Sponsored by the Author Development Program and the Center for Faculty Development and Excellence
What: Funding for a Conference All about Your Book Manuscript
Who: All full-time, untenured faculty members are eligible
When: Applications are due December 1, 2009.
We are pleased to announce a new grant for junior faculty, made possible by support from the Center for Faculty Development and Excellence. This award of $2000 will help to defray the cost of a meeting focused on critique of a first book manuscript. Such conferences offer an opportunity for authors to receive feedback from senior colleagues in a time-frame useful for revision.
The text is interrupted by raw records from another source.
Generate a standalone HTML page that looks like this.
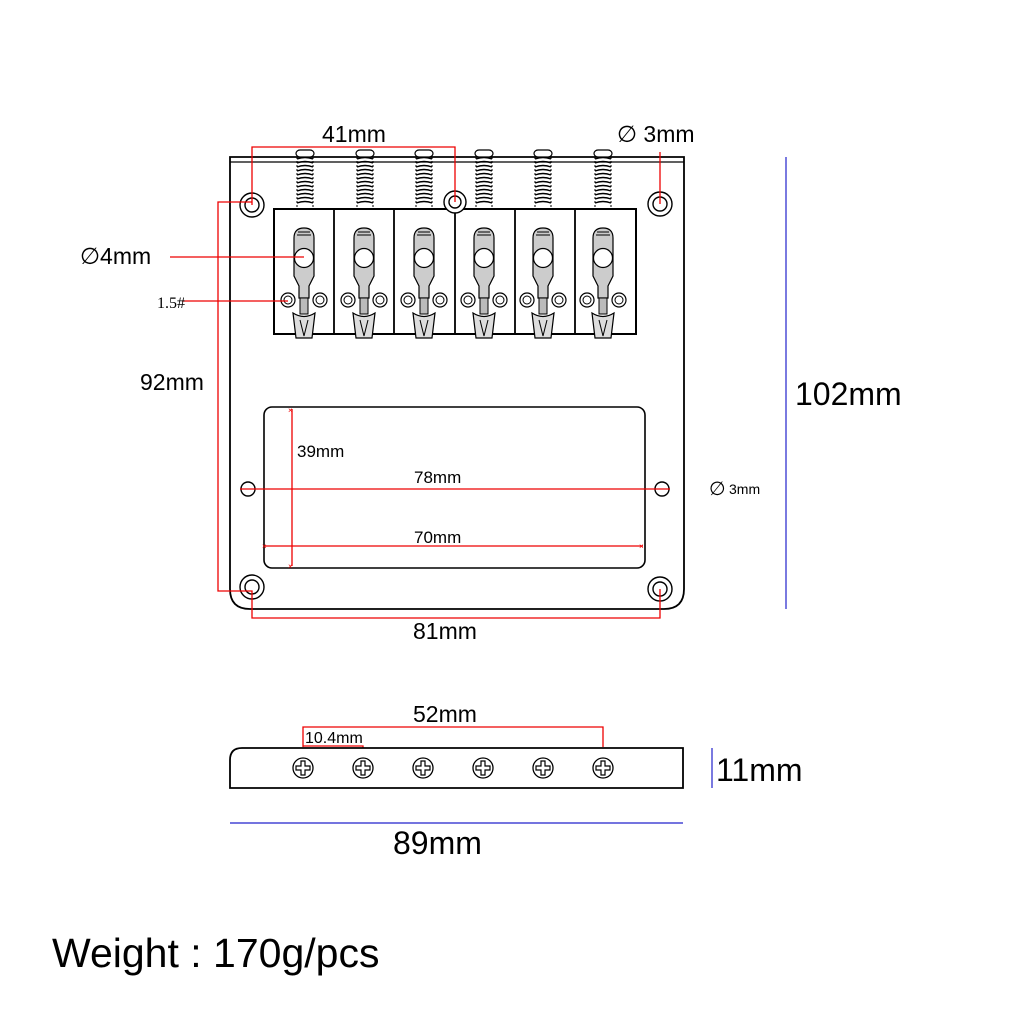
<!DOCTYPE html>
<html><head><style>html,body{margin:0;padding:0;background:#fff}svg{display:block}</style></head>
<body>
<svg width="1024" height="1024" viewBox="0 0 1024 1024" xmlns="http://www.w3.org/2000/svg" font-family="'Liberation Sans', 'DejaVu Sans', sans-serif">
<defs>
<g id="spring">
 <rect x="-9" y="-6" width="18" height="7" rx="4" fill="#fff" stroke="#000" stroke-width="1.2"/>
 <path d="M-8 3 Q0 0 8 3 M-8 7 Q0 4 8 7 M-8 11 Q0 8 8 11 M-8 15 Q0 12 8 15 M-8 19 Q0 16 8 19 M-8 23 Q0 20 8 23 M-8 27 Q0 24 8 27 M-8 31 Q0 28 8 31 M-8 35 Q0 32 8 35 M-8 39 Q0 36 8 39 M-8 43 Q0 40 8 43 M-8 47 Q0 44 8 47" fill="none" stroke="#000" stroke-width="1.4"/>
 <path d="M-8 1 V53 M8 1 V53" stroke="#000" stroke-width="1" stroke-dasharray="2 2"/>
</g>
<g id="saddle">
 <path d="M-10 -20 Q-10 -30 0 -30 Q10 -30 10 -20 V18 L5 28 V40 H-5 V28 L-10 18 Z" fill="#ccc" stroke="#000" stroke-width="1.2"/>
 <path d="M-6 -26 H6 M-7 -23 H7" stroke="#000" stroke-width="1"/>
 <circle cx="0" cy="0" r="9.5" fill="#fff" stroke="#000" stroke-width="1.2"/>
 <circle cx="-16" cy="42" r="7" fill="#fff" stroke="#000" stroke-width="1.2"/>
 <circle cx="-16" cy="42" r="4" fill="#fff" stroke="#000" stroke-width="1"/>
 <circle cx="16" cy="42" r="7" fill="#fff" stroke="#000" stroke-width="1.2"/>
 <circle cx="16" cy="42" r="4" fill="#fff" stroke="#000" stroke-width="1"/>
 <path d="M-11 55 L-8 80 H8 L11 55 Q0 62 -11 55 Z" fill="#ddd" stroke="#000" stroke-width="1.2"/>
 <path d="M-4 62 L0 78 L4 62" fill="none" stroke="#000" stroke-width="1"/>
 <rect x="-4" y="40" width="8" height="16" fill="#bbb" stroke="#000" stroke-width="1"/>
</g>
<g id="screw">
 <circle r="10" fill="#fff" stroke="#000" stroke-width="1.3"/>
 <path d="M-2 -7 H2 V-2 H7 V2 H2 V7 H-2 V2 H-7 V-2 H-2 Z" fill="#fff" stroke="#000" stroke-width="1.2"/>
</g>
</defs>

<path d="M230 157 H684 V589 Q684 609 664 609 H250 Q230 609 230 589 Z" fill="#fff" stroke="#000" stroke-width="1.8"/>
<line x1="230" y1="162" x2="684" y2="162" stroke="#000" stroke-width="1.2"/>

<use href="#spring" x="305" y="156"/>
<use href="#spring" x="365" y="156"/>
<use href="#spring" x="424" y="156"/>
<use href="#spring" x="484" y="156"/>
<use href="#spring" x="543" y="156"/>
<use href="#spring" x="603" y="156"/>

<rect x="274" y="209" width="362" height="125" fill="#fff" stroke="#000" stroke-width="2"/>
<path d="M334 209 V334 M394 209 V334 M455 209 V334 M515 209 V334 M575 209 V334" stroke="#000" stroke-width="1.8"/>
<use href="#saddle" x="304" y="258"/>
<use href="#saddle" x="364" y="258"/>
<use href="#saddle" x="424" y="258"/>
<use href="#saddle" x="484" y="258"/>
<use href="#saddle" x="543" y="258"/>
<use href="#saddle" x="603" y="258"/>

<g fill="#fff" stroke="#000" stroke-width="1.4">
<circle cx="252" cy="205" r="12"/><circle cx="252" cy="205" r="7"/>
<circle cx="660" cy="204" r="12"/><circle cx="660" cy="204" r="7"/>
<circle cx="455" cy="202" r="11"/><circle cx="455" cy="202" r="6"/>
<circle cx="252" cy="587" r="12"/><circle cx="252" cy="587" r="7"/>
<circle cx="660" cy="589" r="12"/><circle cx="660" cy="589" r="7"/>
<circle cx="248" cy="489" r="7"/>
<circle cx="662" cy="489" r="7"/>
</g>

<rect x="264" y="407" width="381" height="161" rx="8" fill="#fff" stroke="#000" stroke-width="1.6"/>

<g stroke="#e00" stroke-width="1.3" fill="none">
<path d="M252 205 V147 H455 V202"/>
<path d="M660 204 V152"/>
<path d="M170 257 H304"/>
<path d="M182 301 H288"/>
<path d="M252 202 H218 V591 H252 V618 H660 V589"/>
<path d="M292 409 V566"/>
<path d="M240 489 H670"/>
<path d="M265 546 H643"/>
<path d="M303 747 V727 H603 V747"/>
<path d="M303 746 H363 V750"/>
</g>
<g fill="#e00" font-size="8"><text x="288" y="413">×</text><text x="288" y="569">×</text><text x="262" y="549">×</text><text x="639" y="549">×</text></g>

<g stroke="#22c" stroke-width="1.2" fill="none">
<line x1="786" y1="157" x2="786" y2="609"/>
<line x1="712" y1="748" x2="712" y2="788"/>
<line x1="230" y1="823" x2="683" y2="823"/>
</g>

<path d="M230 788 V760 Q230 748 242 748 H683 V788 Z" fill="#fff" stroke="#000" stroke-width="1.8"/>
<use href="#screw" x="303" y="768"/>
<use href="#screw" x="363" y="768"/>
<use href="#screw" x="423" y="768"/>
<use href="#screw" x="483" y="768"/>
<use href="#screw" x="543" y="768"/>
<use href="#screw" x="603" y="768"/>

<g fill="#000">
<text x="322" y="142" font-size="23">41mm</text>
<text x="617" y="142" font-size="23">∅ 3mm</text>
<text x="80" y="264" font-size="23">∅4mm</text>
<text x="157" y="308" font-size="16" font-family="'Liberation Serif', serif">1.5#</text>
<text x="140" y="390" font-size="23">92mm</text>
<text x="795" y="405" font-size="32">102mm</text>
<text x="297" y="457" font-size="17">39mm</text>
<text x="414" y="483" font-size="17">78mm</text>
<text x="709" y="495" font-size="19">∅</text><text x="729" y="494" font-size="14">3mm</text>
<text x="414" y="543" font-size="17">70mm</text>
<text x="413" y="639" font-size="23">81mm</text>
<text x="413" y="722" font-size="23">52mm</text>
<text x="305" y="743" font-size="16">10.4mm</text>
<text x="716" y="781" font-size="32">11mm</text>
<text x="393" y="854" font-size="32">89mm</text>
<text x="52" y="967" font-size="41">Weight : 170g/pcs</text>
</g>
</svg>
</body></html>
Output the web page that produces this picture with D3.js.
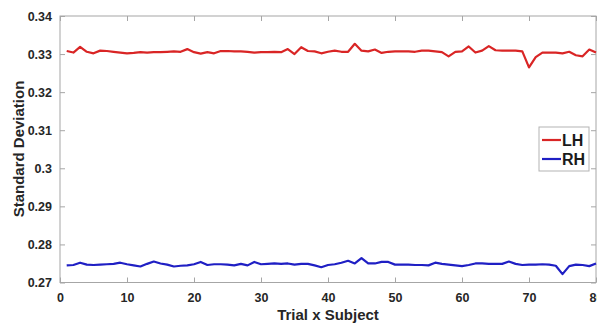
<!DOCTYPE html>
<html>
<head>
<meta charset="utf-8">
<script src="https://cdn.jsdelivr.net/npm/d3@7"></script>
<style>
  body { margin: 0; background: #fff; }
  svg { display: block; font-family: "Liberation Sans", Arial, sans-serif; }
  .axis text { font-size: 12.5px; font-weight: bold; fill: #262626; }
  .axis path, .axis line { stroke: #a6a6a6; }
</style>
</head>
<body>
<svg id="chart"></svg>
<script>
// trial index 1..80
const trials = d3.range(1, 81);

// left hand std dev per trial
const lh = [
  0.3308, 0.3304, 0.3319, 0.3306, 0.3302, 0.3309, 0.3308, 0.3306, 0.3304, 0.3302,
  0.3303, 0.3305, 0.3304, 0.3305, 0.3305, 0.3306, 0.3307, 0.3306, 0.3313, 0.3305,
  0.3301, 0.3305, 0.3302, 0.3308, 0.3308, 0.3307, 0.3307, 0.3306, 0.3304, 0.3305,
  0.3305, 0.3306, 0.3305, 0.3313, 0.3300, 0.3318, 0.3308, 0.3307, 0.3302, 0.3306,
  0.3309, 0.3306, 0.3306, 0.3327, 0.3309, 0.3307, 0.3312, 0.3303, 0.3306, 0.3307,
  0.3307, 0.3307, 0.3306, 0.3309, 0.3309, 0.3307, 0.3305, 0.3294, 0.3306, 0.3307,
  0.3320, 0.3304, 0.3309, 0.3321, 0.3310, 0.3309, 0.3309, 0.3309, 0.3307, 0.3265,
  0.3292, 0.3304, 0.3304, 0.3304, 0.3302, 0.3306, 0.3297, 0.3294, 0.3312, 0.3304
];

// right hand std dev per trial
const rh = [
  0.2745, 0.2746, 0.2752, 0.2747, 0.2746, 0.2747, 0.2748, 0.2749, 0.2752, 0.2748,
  0.2745, 0.2742, 0.2749, 0.2755, 0.2750, 0.2747, 0.2742, 0.2744, 0.2745, 0.2748,
  0.2754, 0.2746, 0.2748, 0.2748, 0.2747, 0.2745, 0.2749, 0.2745, 0.2754, 0.2748,
  0.2749, 0.2750, 0.2749, 0.2750, 0.2747, 0.2749, 0.2749, 0.2745, 0.2740, 0.2746,
  0.2748, 0.2752, 0.2757, 0.2750, 0.2764, 0.2750, 0.2750, 0.2754, 0.2754, 0.2747,
  0.2747, 0.2747, 0.2746, 0.2746, 0.2745, 0.2752, 0.2749, 0.2747, 0.2745, 0.2743,
  0.2746, 0.2750, 0.2750, 0.2749, 0.2749, 0.2749, 0.2755, 0.2749, 0.2746, 0.2747,
  0.2747, 0.2748, 0.2747, 0.2744, 0.2722, 0.2743, 0.2747, 0.2746, 0.2743, 0.2750
];

const xTicks = [0, 10, 20, 30, 40, 50, 60, 70, 80];
const yTicks = [0.27, 0.28, 0.29, 0.3, 0.31, 0.32, 0.33, 0.34];

const series = [
  { name: "LH", values: lh, color: "#d92525" },
  { name: "RH", values: rh, color: "#1f1fc4" }
];

const width = 597, height = 323;
const margin = { top: 16, right: 1, bottom: 40.5, left: 60 };

const svg = d3.select("#chart").attr("width", width).attr("height", height);

const x = d3.scaleLinear().domain([0, 80]).range([margin.left, width - margin.right]);
const y = d3.scaleLinear().domain([0.27, 0.34]).range([height - margin.bottom, margin.top]);

// box
svg.append("rect")
  .attr("x", x(0)).attr("y", y(0.34))
  .attr("width", x(80) - x(0)).attr("height", y(0.27) - y(0.34))
  .attr("fill", "none").attr("stroke", "#a6a6a6");

// axes, ticks pointing inward like matlab
svg.append("g").attr("class", "axis")
  .attr("transform", "translate(0," + y(0.27) + ")")
  .call(d3.axisBottom(x).tickValues(xTicks).tickSize(-5).tickPadding(11).tickSizeOuter(0));

svg.append("g").attr("class", "axis")
  .attr("transform", "translate(0," + y(0.34) + ")")
  .call(d3.axisTop(x).tickValues(xTicks).tickSize(-5).tickFormat("").tickSizeOuter(0));

svg.append("g").attr("class", "axis")
  .attr("transform", "translate(" + x(0) + ",0)")
  .call(d3.axisLeft(y).tickValues(yTicks).tickSize(-5).tickPadding(8).tickSizeOuter(0)
    .tickFormat(d3.format("~g")));

svg.append("g").attr("class", "axis")
  .attr("transform", "translate(" + x(80) + ",0)")
  .call(d3.axisRight(y).tickValues(yTicks).tickSize(-5).tickFormat("").tickSizeOuter(0));

svg.selectAll(".axis .domain").remove();

// lines
const line = d3.line()
  .x((d, i) => x(trials[i]))
  .y(d => y(d));

svg.selectAll(".series")
  .data(series)
  .enter()
  .append("path")
  .attr("class", "series")
  .attr("d", d => line(d.values))
  .attr("fill", "none")
  .attr("stroke", d => d.color)
  .attr("stroke-width", 2.2)
  .attr("stroke-linejoin", "round");

// axis labels
svg.append("text")
  .attr("x", (x(0) + x(80)) / 2)
  .attr("y", 320)
  .attr("text-anchor", "middle")
  .attr("font-size", 15).attr("font-weight", "bold").attr("fill", "#262626")
  .text("Trial x Subject");

svg.append("text")
  .attr("transform", "translate(24,149) rotate(-90)")
  .attr("text-anchor", "middle")
  .attr("font-size", 15).attr("font-weight", "bold").attr("fill", "#262626")
  .text("Standard Deviation");

// legend
const leg = svg.append("g").attr("transform", "translate(539,127)");
leg.append("rect")
  .attr("width", 50).attr("height", 44)
  .attr("fill", "#fff").attr("stroke", "#b3b3b3");

series.forEach(function (s, i) {
  const ly = 13 + i * 19;
  leg.append("line")
    .attr("x1", 3).attr("x2", 22).attr("y1", ly).attr("y2", ly)
    .attr("stroke", s.color).attr("stroke-width", 2.2);
  leg.append("text")
    .attr("x", 23).attr("y", ly + 6)
    .attr("font-size", 16).attr("font-weight", "bold").attr("fill", "#1a1a1a")
    .text(s.name);
});
</script>
</body>
</html>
The idea for this award was suggested by Emory faculty members eager to see their junior colleagues receive additional support for the development of their first books. Research found that faculty at several other institutions, like Princeton, Dartmouth, University of Michigan, and Northwestern University, have benefitted from funding for manuscript conferences in recent years. Typically, faculty authors invite two to three experts in their field from off-campus to join two or three colleagues from their own institution for a one-day meeting. This meeting usually lasts for several hours and may be broken into two sessions, but the focus is always discussion of a draft of the author’s book manuscript. Advanced graduate students interested in the topic often are invited to participate in at least part of the discussion. Authors we consulted have found such manuscript conferences a wonderful way to receive revision suggestions from experts in their fields before their book enters the peer review process with a university press.
The Center for Faculty Development and Excellence hopes to fund one such conference in the upcoming academic year.
Email this application to Amy Benson Brown (abrow01@emory.edu) by December 1, 2009. We expect to announce a winner of the grant at the beginning of the Spring term 2010.
Authors who have benefited from such meetings in the past recommend planning the conference with substantial lead time. The guest reviewers typically need to receive the draft of the manuscript three months prior to the date of the meeting. We also recommend that before applying for this award, faculty members discuss this possibility with their departmental chairs or leaders of programs with which they are affiliated for advice on the feasibility of time-frames and potential guests to invite to review their work.